The three banks have also announced a 0.25 percent increase for various savings accounts, effective the same date.
The Commonwealth Bank has yet to make an announcement.
On Tuesday, the RBA shocked markets with its announcement on Tuesday that it would raise the official cash rate by 25 basis points to 3.85 percent, the highest level in 11 years.
It followed a pause in April in its aggressive strategy of 10 consecutive rate hikes to offset inflation well above its 2-3 percent target.
The three banks have also said that anyone having problems with payments should contact them.
“We have a number of tools available to help our customers understand these changes and manage their home loans, but if you’re having difficulties, please contact our experienced teams as soon as possible to discuss additional tailored support,” ANZ Group Executive Australia Retail said. Maile Carnegie.
Westpac chief executive of consumer and commercial banking Chris de Bruin said help was available.
“We know that customers are carefully scrutinizing their budgets as interest rates rise. While many are adjusting to make higher payments, we understand that others may need additional help,” she said.
“To help, we are reaching out to some customers who we think may need additional support, we also encourage any customers who are having difficulty to give us a call,” Mr. de Bruin said.
Reserve Bank Governor Philip Lowe said on Tuesday the increase was necessary to return inflation to the 2-3 percent target range, which he listed as the RBA’s “priority.”
While inflation slowed slightly in the March quarter, Australia’s Consumer Price Index held at an “uncomfortably high” 7 percent.
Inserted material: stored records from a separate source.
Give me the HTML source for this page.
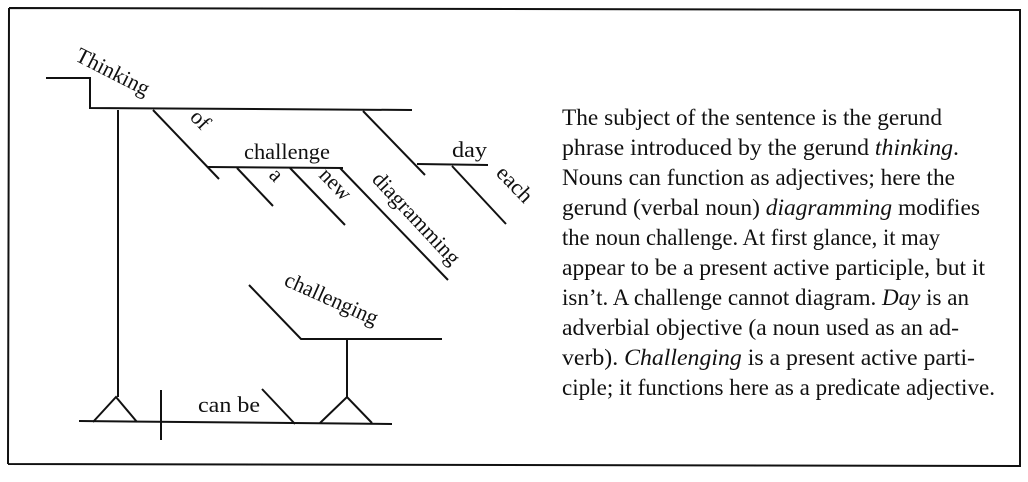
<!DOCTYPE html>
<html><head><meta charset="utf-8"><style>
html,body{margin:0;padding:0;background:#fff;}
svg{display:block;}
text{font-family:"Liberation Serif","Times New Roman",serif;fill:#111;}
</style></head><body>
<svg width="1028" height="482" viewBox="0 0 1028 482" xmlns="http://www.w3.org/2000/svg">
<g stroke="#111" stroke-width="2" fill="none">
<path d="M9 8 L1021 10 M9 8 L8 464 M8 464 L1021 466 M1020 10 L1020 466" stroke-width="2"/>
<path d="M46 78 L90 78 L90 108 L412 110"/>
<path d="M118 110 L118 397"/>
<path d="M93 422 L116 397 L137 422"/>
<path d="M79 421 L392 424"/>
<path d="M161 390 L161 440"/>
<path d="M262 389 L295 424"/>
<path d="M320 423 L347 397 L372 423"/>
<path d="M347 339 L347 397"/>
<path d="M249 285 L301 339 L442 339"/>
<path d="M153 110 L219 179"/>
<path d="M208 167 L343 168"/>
<path d="M237 168 L273 206"/>
<path d="M290 168 L345 225"/>
<path d="M340 168 L448 280"/>
<path d="M363 111 L425 175"/>
<path d="M417 164 L488 165"/>
<path d="M452 166 L506 224"/>
</g>
<g font-size="22">
<text transform="translate(74,60) rotate(27)" textLength="80" lengthAdjust="spacingAndGlyphs">Thinking</text>
<text transform="translate(189,118) rotate(46)">of</text>
<text x="244" y="159" textLength="86" lengthAdjust="spacingAndGlyphs">challenge</text>
<text transform="translate(268,176) rotate(46)">a</text>
<text transform="translate(318,176) rotate(46)" textLength="36" lengthAdjust="spacingAndGlyphs">new</text>
<text transform="translate(371,180) rotate(47)" textLength="118" lengthAdjust="spacingAndGlyphs">diagramming</text>
<text x="452" y="157" textLength="35" lengthAdjust="spacingAndGlyphs">day</text>
<text transform="translate(495,174) rotate(46)" textLength="42" lengthAdjust="spacingAndGlyphs">each</text>
<text transform="translate(283,285) rotate(24)" textLength="100" lengthAdjust="spacingAndGlyphs">challenging</text>
<text x="198" y="412" textLength="62" lengthAdjust="spacingAndGlyphs">can be</text>
</g>
<g font-size="23.5">
<text x="562" y="125" textLength="380" lengthAdjust="spacingAndGlyphs">The subject of the sentence is the gerund</text>
<text x="562" y="155" textLength="397" lengthAdjust="spacingAndGlyphs">phrase introduced by the gerund <tspan font-style="italic">thinking</tspan>.</text>
<text x="562" y="185" textLength="393" lengthAdjust="spacingAndGlyphs">Nouns can function as adjectives; here the</text>
<text x="562" y="215" textLength="418" lengthAdjust="spacingAndGlyphs">gerund (verbal noun) <tspan font-style="italic">diagramming</tspan> modifies</text>
<text x="562" y="245" textLength="378" lengthAdjust="spacingAndGlyphs">the noun challenge. At first glance, it may</text>
<text x="562" y="275" textLength="423" lengthAdjust="spacingAndGlyphs">appear to be a present active participle, but it</text>
<text x="562" y="305" textLength="407" lengthAdjust="spacingAndGlyphs">isn’t. A challenge cannot diagram. <tspan font-style="italic">Day</tspan> is an</text>
<text x="562" y="335" textLength="397" lengthAdjust="spacingAndGlyphs">adverbial objective (a noun used as an ad-</text>
<text x="562" y="365" textLength="413" lengthAdjust="spacingAndGlyphs">verb). <tspan font-style="italic">Challenging</tspan> is a present active parti-</text>
<text x="562" y="395" textLength="433" lengthAdjust="spacingAndGlyphs">ciple; it functions here as a predicate adjective.</text>
</g>
</svg>
</body></html>
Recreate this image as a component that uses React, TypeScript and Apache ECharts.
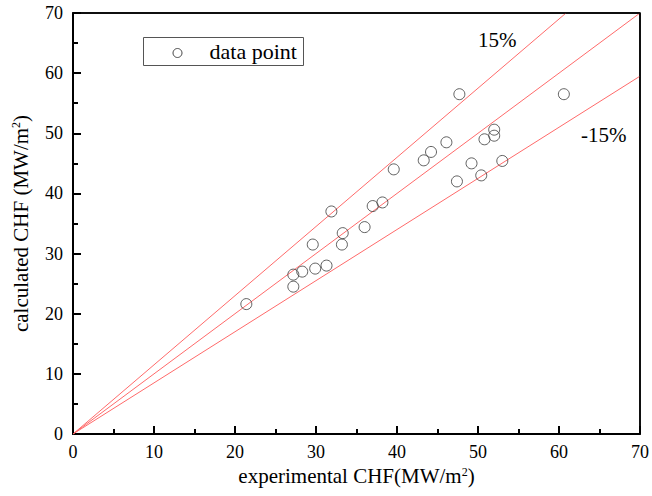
import React, { useEffect, useRef } from "react";
import * as echarts from "echarts";

// experimental CHF (x) and calculated CHF (y), MW/m²
const expCHF = [21.4, 27.2, 27.2, 28.3, 29.9, 31.3, 29.6, 31.9, 33.2, 33.3, 36.0, 37.0, 38.2, 39.6, 43.3, 44.2, 46.1, 47.7, 60.6, 47.4, 49.2, 50.4, 50.8, 52.0, 52.0, 53.0];
const calcCHF = [21.6, 26.5, 24.5, 27.0, 27.5, 28.0, 31.5, 37.0, 31.5, 33.4, 34.4, 37.9, 38.5, 44.0, 45.5, 46.9, 48.5, 56.5, 56.5, 42.0, 45.0, 43.0, 49.0, 50.6, 49.6, 45.4];

// reference lines: y = x, +15 %, -15 %
const lineCenter = [[0, 0], [70, 70]];
const linePlus15 = [[0, 0], [70 / 1.15, 70]];
const lineMinus15 = [[0, 0], [70, 59.5]];

const axisMin = 0;
const axisMax = 70;
const FONT = "'Liberation Serif', 'Times New Roman', serif";

export default function App() {
  const ref = useRef<HTMLDivElement>(null);
  useEffect(() => {
    document.body.style.margin = "0";
    const chart = echarts.init(ref.current!, null, { renderer: "svg" });
    const points = expCHF.map((x, i) => [x, calcCHF[i]]);
    const refLine = (data: number[][]) => ({
      type: "line",
      data,
      symbol: "none",
      silent: true,
      lineStyle: { color: "#ff6a6a", width: 1 },
    });
    const rich = {
      t: { fontSize: 21, fontFamily: FONT, color: "#000" },
      s: { fontSize: 12, fontFamily: FONT, color: "#000", verticalAlign: "top" },
    };
    const mainX: any = {
      type: "value", min: axisMin, max: axisMax, interval: 10,
      name: "{t|experimental CHF(MW/m}{s|2}{t|)}",
      nameLocation: "middle", nameGap: 30, nameTextStyle: { rich },
      axisLine: { show: true, lineStyle: { color: "#000", width: 2 } },
      axisTick: { show: true, inside: true, length: 8, lineStyle: { color: "#000", width: 2 } },
      minorTick: { show: true, splitNumber: 2, length: 5, lineStyle: { color: "#000", width: 2 } },
      splitLine: { show: false },
      axisLabel: { color: "#000", fontSize: 18, fontFamily: FONT, margin: 9 },
    };
    const mainY: any = {
      type: "value", min: axisMin, max: axisMax, interval: 10,
      name: "{t|calculated CHF (MW/m}{s|2}{t|)}",
      nameLocation: "middle", nameGap: 42, nameRotate: 90, nameTextStyle: { rich },
      axisLine: { show: true, lineStyle: { color: "#000", width: 2 } },
      axisTick: { show: true, inside: true, length: 8, lineStyle: { color: "#000", width: 2 } },
      minorTick: { show: true, splitNumber: 2, length: 5, lineStyle: { color: "#000", width: 2 } },
      splitLine: { show: false },
      axisLabel: { color: "#000", fontSize: 18, fontFamily: FONT, margin: 10 },
    };
    chart.setOption({
      animation: false,
      backgroundColor: "#fff",
      grid: { left: 73, right: 10, top: 13, bottom: 62, show: true, borderColor: "#000", borderWidth: 1.5 },
      xAxis: mainX,
      yAxis: mainY,
      graphic: [
        {
          type: "group",
          left: 143,
          top: 37,
          children: [
            { type: "rect", shape: { x: 0, y: 0, width: 160, height: 28 }, style: { fill: "#fff", stroke: "#555", lineWidth: 1 } },
            { type: "circle", shape: { cx: 34, cy: 15.5, r: 4.5 }, style: { fill: "#fff", stroke: "#444", lineWidth: 1 } },
            { type: "text", x: 66, y: 14, style: { text: "data point", fontSize: 22, fontFamily: FONT, fill: "#000", verticalAlign: "middle" } },
          ],
        },
        { type: "text", left: 478, top: 29, style: { text: "15%", fontSize: 21, fontFamily: FONT, fill: "#000" } },
        { type: "text", left: 581, top: 124, style: { text: "-15%", fontSize: 21, fontFamily: FONT, fill: "#000" } },
      ],
      series: [
        refLine(linePlus15),
        {
          ...refLine(lineCenter),
          clip: false,
          markLine: {
            silent: true,
            symbol: ["none", "none"],
            label: { show: false },
            lineStyle: { type: "solid", color: "#000", width: 1.5 },
            data: [{ yAxis: axisMax }, { xAxis: axisMax }],
          },
        },
        refLine(lineMinus15),
        {
          name: "data point",
          type: "scatter",
          data: points,
          symbol: "circle",
          symbolSize: 11,
          itemStyle: { color: "rgba(255,255,255,0)", borderColor: "#3a3a3a", borderWidth: 1 },
          z: 3,
        },
      ],
    });
    return () => chart.dispose();
  }, []);
  return <div ref={ref} style={{ width: 652, height: 496 }} />;
}
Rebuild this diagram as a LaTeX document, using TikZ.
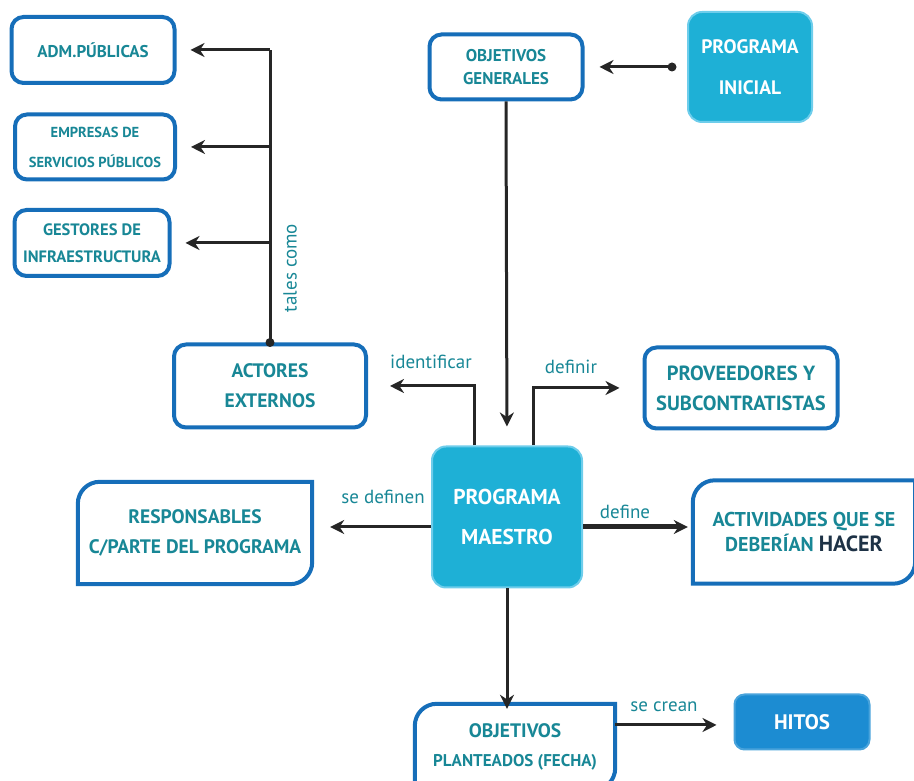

“Inflation in Australia has passed its peak, but 7 per cent is still too high and it will be some time before it returns to the target range,” Dr Lowe said in his monthly statement.
“Given the importance of returning inflation to target within a reasonable time frame, the board felt that a further interest rate hike was warranted today.”
Other factors leading to Tuesday’s interest rate hike included high service inflation and Australia’s tight labor market, with labor costs rising despite productivity growth.
Dr. Lowe also warned that “further tightening” might be needed, signaling future pain for households already struggling with rising cost-of-living pressures.
The announcement did not sit well with some politicians.
Victorian Premier Dan Andrews said the RBA had failed to combat rising inflation and was instead “crushing families” across the state.
“I don’t know if pulling this lever is necessarily giving the result that the bank wants…getting inflation under control,” he said.
“I’m sure (the RBA) is creating a lot of other problems. Many, many families are under enormous pressure right now.”